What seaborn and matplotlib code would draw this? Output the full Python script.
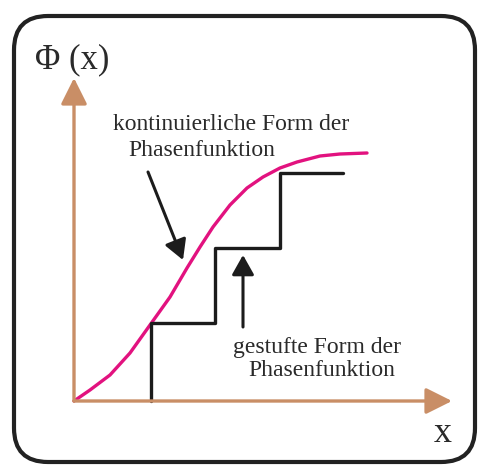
import pandas as pd
import matplotlib.pyplot as plt
import seaborn as sns
from matplotlib.patches import FancyBboxPatch

# continuous phase function (1 unit = 10 px)
curve_x = [0, 1.6, 3.6, 5.6, 7.6, 9.6, 11.3, 12.6, 13.9, 15.6, 17.3, 18.9, 20.6, 22.3, 24.6, 26.6, 29.3]
curve_y = [0, 1.1, 2.6, 4.8, 7.6, 10.4, 13.3, 15.4, 17.4, 19.6, 21.3, 22.4, 23.3, 23.9, 24.5, 24.7, 24.8]

# stepped phase function
step_x = [7.7, 7.7, 14.1, 20.6, 26.9]
step_y = [0, 7.8, 15.3, 22.8, 22.8]

label_cont = ['kontinuierliche Form der', 'Phasenfunktion']
label_step = ['gestufte Form der', 'Phasenfunktion']

sns.set_theme(style='white')
plt.rcParams['font.family'] = ['Liberation Serif', 'DejaVu Serif']

axis_color = '#c98e66'
curve_color = '#e2127f'
ink = '#1c1c1c'
text_color = '#2a2a2a'

fig = plt.figure(figsize=(4.78, 4.65), dpi=100)
ax = fig.add_axes([0, 0, 1, 1])
ax.set_xlim(-7.4, 40.4)
ax.set_ylim(-6.4, 40.1)
ax.axis('off')

# rounded frame
frame = FancyBboxPatch((-6.0, -6.1), 46.1, 44.6, boxstyle='round,pad=0,rounding_size=3.4',
                       fc='none', ec='#222222', lw=3, clip_on=False)
ax.add_patch(frame)

# axes arrows
arrow_axis = dict(arrowstyle='-|>,head_length=0.8,head_width=0.4', mutation_scale=20,
                  color=axis_color, lw=2.4, shrinkA=0, shrinkB=0)
ax.annotate('', xy=(0, 32.3), xytext=(0, 0), arrowprops=arrow_axis)
ax.annotate('', xy=(37.8, 0), xytext=(0, 0), arrowprops=arrow_axis)

ax.text(-0.2, 34.1, '\u03a6 (x)', fontsize=25, color=text_color, ha='center', va='center')
ax.text(36.9, -3.2, 'x', fontsize=26, color=text_color, ha='center', va='center')

# curves
df_curve = pd.DataFrame({'x': curve_x, 'y': curve_y})
df_step = pd.DataFrame({'x': step_x, 'y': step_y})
sns.lineplot(data=df_curve, x='x', y='y', ax=ax, color=curve_color, lw=2.4,
             sort=False, estimator=None)
sns.lineplot(data=df_step, x='x', y='y', ax=ax, color=ink, lw=2.4,
             sort=False, estimator=None, drawstyle='steps-post')

# annotations
arrow_black = dict(arrowstyle='-|>,head_length=0.8,head_width=0.45', mutation_scale=15,
                   color=ink, lw=2.2, shrinkA=0, shrinkB=0)
ax.annotate('', xy=(10.9, 14.1), xytext=(7.4, 22.9), arrowprops=arrow_black)
ax.annotate('', xy=(16.9, 14.6), xytext=(16.9, 7.4), arrowprops=arrow_black)

ax.text(3.9, 27.6, label_cont[0], fontsize=17, color=text_color, ha='left', va='center')
ax.text(5.4, 25.1, label_cont[1], fontsize=17, color=text_color, ha='left', va='center')
ax.text(15.9, 5.4, label_step[0], fontsize=17, color=text_color, ha='left', va='center')
ax.text(17.4, 3.1, label_step[1], fontsize=17, color=text_color, ha='left', va='center')

plt.savefig('out.png', dpi=100)
plt.close()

### Task details
Keep the pictures out of the copy and return the rest of the data above exactly.

### Written answer
What seaborn and matplotlib code would draw this? Output the full Python script.
import pandas as pd
import matplotlib.pyplot as plt
import seaborn as sns
from matplotlib.patches import FancyBboxPatch

# continuous phase function (1 unit = 10 px)
curve_x = [0, 1.6, 3.6, 5.6, 7.6, 9.6, 11.3, 12.6, 13.9, 15.6, 17.3, 18.9, 20.6, 22.3, 24.6, 26.6, 29.3]
curve_y = [0, 1.1, 2.6, 4.8, 7.6, 10.4, 13.3, 15.4, 17.4, 19.6, 21.3, 22.4, 23.3, 23.9, 24.5, 24.7, 24.8]

# stepped phase function
step_x = [7.7, 7.7, 14.1, 20.6, 26.9]
step_y = [0, 7.8, 15.3, 22.8, 22.8]

label_cont = ['kontinuierliche Form der', 'Phasenfunktion']
label_step = ['gestufte Form der', 'Phasenfunktion']

sns.set_theme(style='white')
plt.rcParams['font.family'] = ['Liberation Serif', 'DejaVu Serif']

axis_color = '#c98e66'
curve_color = '#e2127f'
ink = '#1c1c1c'
text_color = '#2a2a2a'

fig = plt.figure(figsize=(4.78, 4.65), dpi=100)
ax = fig.add_axes([0, 0, 1, 1])
ax.set_xlim(-7.4, 40.4)
ax.set_ylim(-6.4, 40.1)
ax.axis('off')

# rounded frame
frame = FancyBboxPatch((-6.0, -6.1), 46.1, 44.6, boxstyle='round,pad=0,rounding_size=3.4',
                       fc='none', ec='#222222', lw=3, clip_on=False)
ax.add_patch(frame)

# axes arrows
arrow_axis = dict(arrowstyle='-|>,head_length=0.8,head_width=0.4', mutation_scale=20,
                  color=axis_color, lw=2.4, shrinkA=0, shrinkB=0)
ax.annotate('', xy=(0, 32.3), xytext=(0, 0), arrowprops=arrow_axis)
ax.annotate('', xy=(37.8, 0), xytext=(0, 0), arrowprops=arrow_axis)

ax.text(-0.2, 34.1, '\u03a6 (x)', fontsize=25, color=text_color, ha='center', va='center')
ax.text(36.9, -3.2, 'x', fontsize=26, color=text_color, ha='center', va='center')

# curves
df_curve = pd.DataFrame({'x': curve_x, 'y': curve_y})
df_step = pd.DataFrame({'x': step_x, 'y': step_y})
sns.lineplot(data=df_curve, x='x', y='y', ax=ax, color=curve_color, lw=2.4,
             sort=False, estimator=None)
sns.lineplot(data=df_step, x='x', y='y', ax=ax, color=ink, lw=2.4,
             sort=False, estimator=None, drawstyle='steps-post')

# annotations
arrow_black = dict(arrowstyle='-|>,head_length=0.8,head_width=0.45', mutation_scale=15,
                   color=ink, lw=2.2, shrinkA=0, shrinkB=0)
ax.annotate('', xy=(10.9, 14.1), xytext=(7.4, 22.9), arrowprops=arrow_black)
ax.annotate('', xy=(16.9, 14.6), xytext=(16.9, 7.4), arrowprops=arrow_black)

ax.text(3.9, 27.6, label_cont[0], fontsize=17, color=text_color, ha='left', va='center')
ax.text(5.4, 25.1, label_cont[1], fontsize=17, color=text_color, ha='left', va='center')
ax.text(15.9, 5.4, label_step[0], fontsize=17, color=text_color, ha='left', va='center')
ax.text(17.4, 3.1, label_step[1], fontsize=17, color=text_color, ha='left', va='center')

plt.savefig('out.png', dpi=100)
plt.close()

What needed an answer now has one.